- **To be done**
Could the lines from the start of the data through the line with "[seedcell] at (60,1229.85)" be set down exactly, with no pictures among them?
• • • •
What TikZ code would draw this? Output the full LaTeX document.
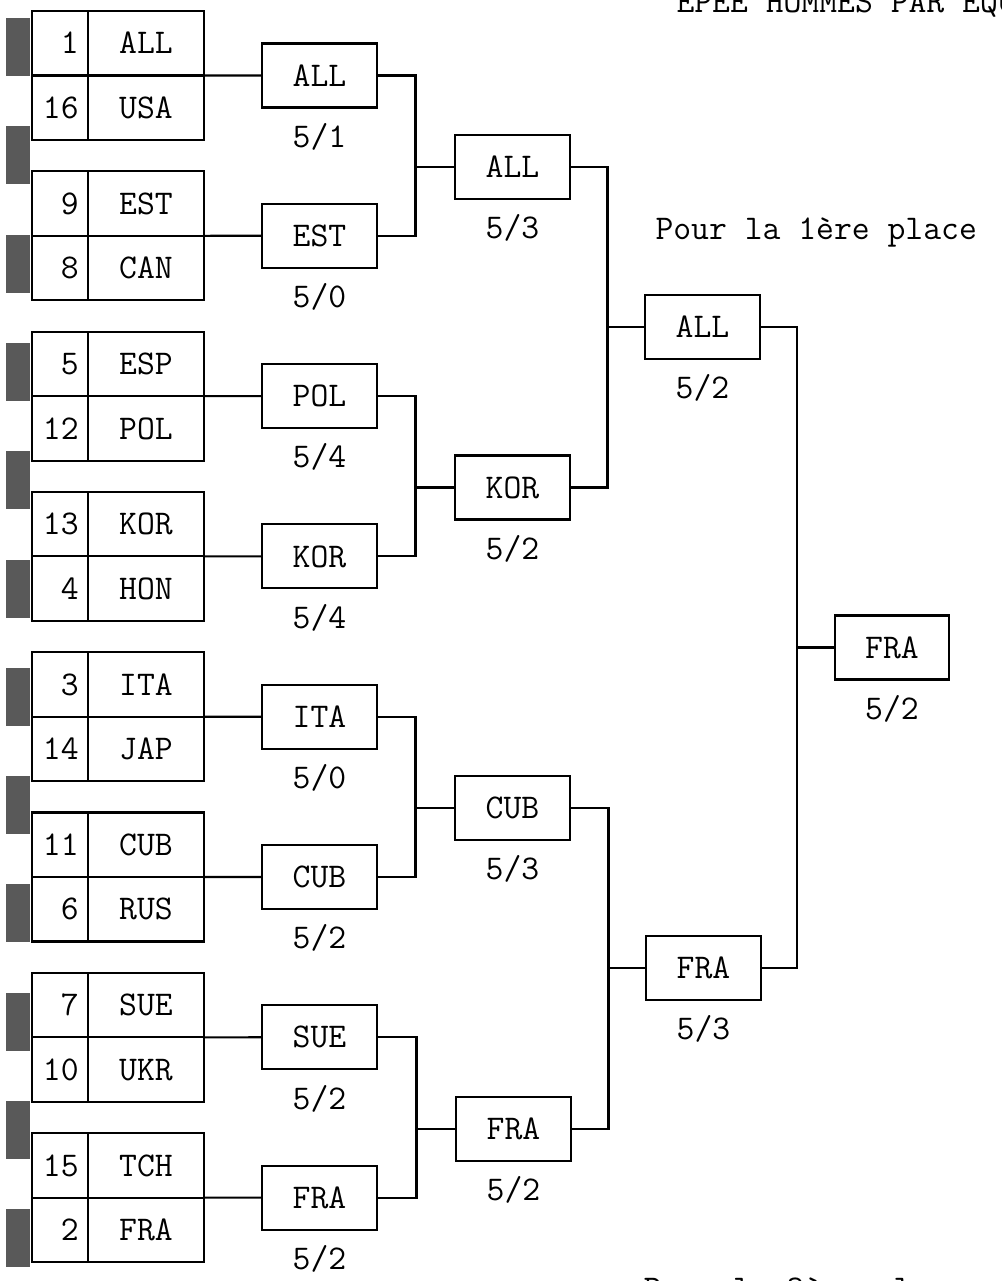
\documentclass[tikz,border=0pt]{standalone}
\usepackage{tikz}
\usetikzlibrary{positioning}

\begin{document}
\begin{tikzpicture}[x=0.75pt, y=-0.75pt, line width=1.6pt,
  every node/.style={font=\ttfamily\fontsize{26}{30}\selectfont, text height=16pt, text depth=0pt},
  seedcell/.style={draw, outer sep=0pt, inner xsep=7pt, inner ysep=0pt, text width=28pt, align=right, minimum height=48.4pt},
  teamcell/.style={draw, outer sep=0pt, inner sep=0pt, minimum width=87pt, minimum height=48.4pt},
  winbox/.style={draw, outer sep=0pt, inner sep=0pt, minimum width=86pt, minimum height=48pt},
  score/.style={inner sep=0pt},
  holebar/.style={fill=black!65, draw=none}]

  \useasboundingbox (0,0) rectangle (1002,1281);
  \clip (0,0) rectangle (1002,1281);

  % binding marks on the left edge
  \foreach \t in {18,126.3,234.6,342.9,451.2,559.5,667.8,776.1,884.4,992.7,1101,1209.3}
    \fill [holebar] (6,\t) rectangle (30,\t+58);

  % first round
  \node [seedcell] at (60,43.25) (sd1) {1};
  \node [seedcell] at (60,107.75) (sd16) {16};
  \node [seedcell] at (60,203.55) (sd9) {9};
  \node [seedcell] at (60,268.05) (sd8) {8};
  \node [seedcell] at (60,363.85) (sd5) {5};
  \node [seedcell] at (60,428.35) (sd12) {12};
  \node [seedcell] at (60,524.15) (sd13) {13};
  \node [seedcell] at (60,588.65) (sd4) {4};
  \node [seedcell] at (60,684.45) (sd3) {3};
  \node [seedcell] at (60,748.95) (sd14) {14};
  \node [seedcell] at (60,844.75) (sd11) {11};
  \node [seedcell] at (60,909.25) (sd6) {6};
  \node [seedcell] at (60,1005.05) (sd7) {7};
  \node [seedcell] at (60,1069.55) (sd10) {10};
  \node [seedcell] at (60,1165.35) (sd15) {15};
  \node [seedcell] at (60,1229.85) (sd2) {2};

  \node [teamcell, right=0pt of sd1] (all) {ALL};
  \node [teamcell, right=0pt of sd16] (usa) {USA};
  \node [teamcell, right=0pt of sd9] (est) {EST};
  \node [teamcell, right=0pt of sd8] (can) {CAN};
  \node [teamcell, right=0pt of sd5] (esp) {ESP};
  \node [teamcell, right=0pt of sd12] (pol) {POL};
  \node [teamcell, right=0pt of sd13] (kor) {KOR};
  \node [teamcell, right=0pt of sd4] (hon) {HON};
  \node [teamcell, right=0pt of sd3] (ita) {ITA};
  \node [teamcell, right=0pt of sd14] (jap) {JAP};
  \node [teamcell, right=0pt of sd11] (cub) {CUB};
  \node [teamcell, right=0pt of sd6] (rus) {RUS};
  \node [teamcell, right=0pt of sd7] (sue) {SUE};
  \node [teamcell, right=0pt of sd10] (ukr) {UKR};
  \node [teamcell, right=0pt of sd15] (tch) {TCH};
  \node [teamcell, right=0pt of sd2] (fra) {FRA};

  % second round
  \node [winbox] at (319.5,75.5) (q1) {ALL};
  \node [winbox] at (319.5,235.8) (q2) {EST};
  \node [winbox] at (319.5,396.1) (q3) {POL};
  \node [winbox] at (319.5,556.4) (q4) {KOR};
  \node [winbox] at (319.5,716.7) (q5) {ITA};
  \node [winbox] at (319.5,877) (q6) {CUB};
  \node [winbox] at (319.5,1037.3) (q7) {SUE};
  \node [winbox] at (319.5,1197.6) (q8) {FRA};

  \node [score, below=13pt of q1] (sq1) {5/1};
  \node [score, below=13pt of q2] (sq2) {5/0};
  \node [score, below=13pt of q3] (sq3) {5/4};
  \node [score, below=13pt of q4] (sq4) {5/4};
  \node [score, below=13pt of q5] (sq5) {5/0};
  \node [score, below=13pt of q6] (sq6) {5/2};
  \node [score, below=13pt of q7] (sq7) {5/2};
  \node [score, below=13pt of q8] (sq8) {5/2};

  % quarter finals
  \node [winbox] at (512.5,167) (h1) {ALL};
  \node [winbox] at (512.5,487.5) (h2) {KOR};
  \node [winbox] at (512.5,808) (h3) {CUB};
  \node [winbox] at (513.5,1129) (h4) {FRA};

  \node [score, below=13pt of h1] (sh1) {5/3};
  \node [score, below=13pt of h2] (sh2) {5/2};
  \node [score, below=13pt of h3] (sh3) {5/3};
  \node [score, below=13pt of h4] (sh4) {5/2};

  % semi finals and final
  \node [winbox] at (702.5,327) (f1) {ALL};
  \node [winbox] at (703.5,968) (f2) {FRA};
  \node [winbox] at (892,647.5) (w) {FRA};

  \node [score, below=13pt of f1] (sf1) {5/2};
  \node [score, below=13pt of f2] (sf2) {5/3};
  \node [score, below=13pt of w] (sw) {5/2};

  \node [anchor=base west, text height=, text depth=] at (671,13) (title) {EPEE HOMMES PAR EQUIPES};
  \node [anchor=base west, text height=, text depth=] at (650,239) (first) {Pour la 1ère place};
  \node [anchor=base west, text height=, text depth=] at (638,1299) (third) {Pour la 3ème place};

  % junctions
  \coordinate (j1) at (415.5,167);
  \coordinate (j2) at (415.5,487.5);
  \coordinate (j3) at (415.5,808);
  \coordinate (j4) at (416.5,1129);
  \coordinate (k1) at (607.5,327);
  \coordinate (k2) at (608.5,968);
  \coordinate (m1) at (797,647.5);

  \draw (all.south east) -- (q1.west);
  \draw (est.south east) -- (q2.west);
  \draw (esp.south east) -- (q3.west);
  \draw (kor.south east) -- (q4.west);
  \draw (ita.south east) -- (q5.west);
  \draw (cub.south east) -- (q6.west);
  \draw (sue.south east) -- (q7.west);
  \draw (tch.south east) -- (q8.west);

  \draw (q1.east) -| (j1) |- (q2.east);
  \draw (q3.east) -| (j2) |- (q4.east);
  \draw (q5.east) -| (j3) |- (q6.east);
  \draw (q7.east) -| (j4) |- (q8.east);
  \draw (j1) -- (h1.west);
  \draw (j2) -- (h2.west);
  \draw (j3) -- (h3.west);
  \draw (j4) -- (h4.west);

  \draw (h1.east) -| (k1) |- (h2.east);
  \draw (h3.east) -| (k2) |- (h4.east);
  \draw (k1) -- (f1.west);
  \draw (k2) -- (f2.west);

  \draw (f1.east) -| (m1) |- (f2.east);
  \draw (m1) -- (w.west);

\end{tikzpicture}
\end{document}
• • • •
- **Finished answer**
What TikZ code would draw this? Output the full LaTeX document.
\documentclass[tikz,border=0pt]{standalone}
\usepackage{tikz}
\usetikzlibrary{positioning}

\begin{document}
\begin{tikzpicture}[x=0.75pt, y=-0.75pt, line width=1.6pt,
  every node/.style={font=\ttfamily\fontsize{26}{30}\selectfont, text height=16pt, text depth=0pt},
  seedcell/.style={draw, outer sep=0pt, inner xsep=7pt, inner ysep=0pt, text width=28pt, align=right, minimum height=48.4pt},
  teamcell/.style={draw, outer sep=0pt, inner sep=0pt, minimum width=87pt, minimum height=48.4pt},
  winbox/.style={draw, outer sep=0pt, inner sep=0pt, minimum width=86pt, minimum height=48pt},
  score/.style={inner sep=0pt},
  holebar/.style={fill=black!65, draw=none}]

  \useasboundingbox (0,0) rectangle (1002,1281);
  \clip (0,0) rectangle (1002,1281);

  % binding marks on the left edge
  \foreach \t in {18,126.3,234.6,342.9,451.2,559.5,667.8,776.1,884.4,992.7,1101,1209.3}
    \fill [holebar] (6,\t) rectangle (30,\t+58);

  % first round
  \node [seedcell] at (60,43.25) (sd1) {1};
  \node [seedcell] at (60,107.75) (sd16) {16};
  \node [seedcell] at (60,203.55) (sd9) {9};
  \node [seedcell] at (60,268.05) (sd8) {8};
  \node [seedcell] at (60,363.85) (sd5) {5};
  \node [seedcell] at (60,428.35) (sd12) {12};
  \node [seedcell] at (60,524.15) (sd13) {13};
  \node [seedcell] at (60,588.65) (sd4) {4};
  \node [seedcell] at (60,684.45) (sd3) {3};
  \node [seedcell] at (60,748.95) (sd14) {14};
  \node [seedcell] at (60,844.75) (sd11) {11};
  \node [seedcell] at (60,909.25) (sd6) {6};
  \node [seedcell] at (60,1005.05) (sd7) {7};
  \node [seedcell] at (60,1069.55) (sd10) {10};
  \node [seedcell] at (60,1165.35) (sd15) {15};
  \node [seedcell] at (60,1229.85) (sd2) {2};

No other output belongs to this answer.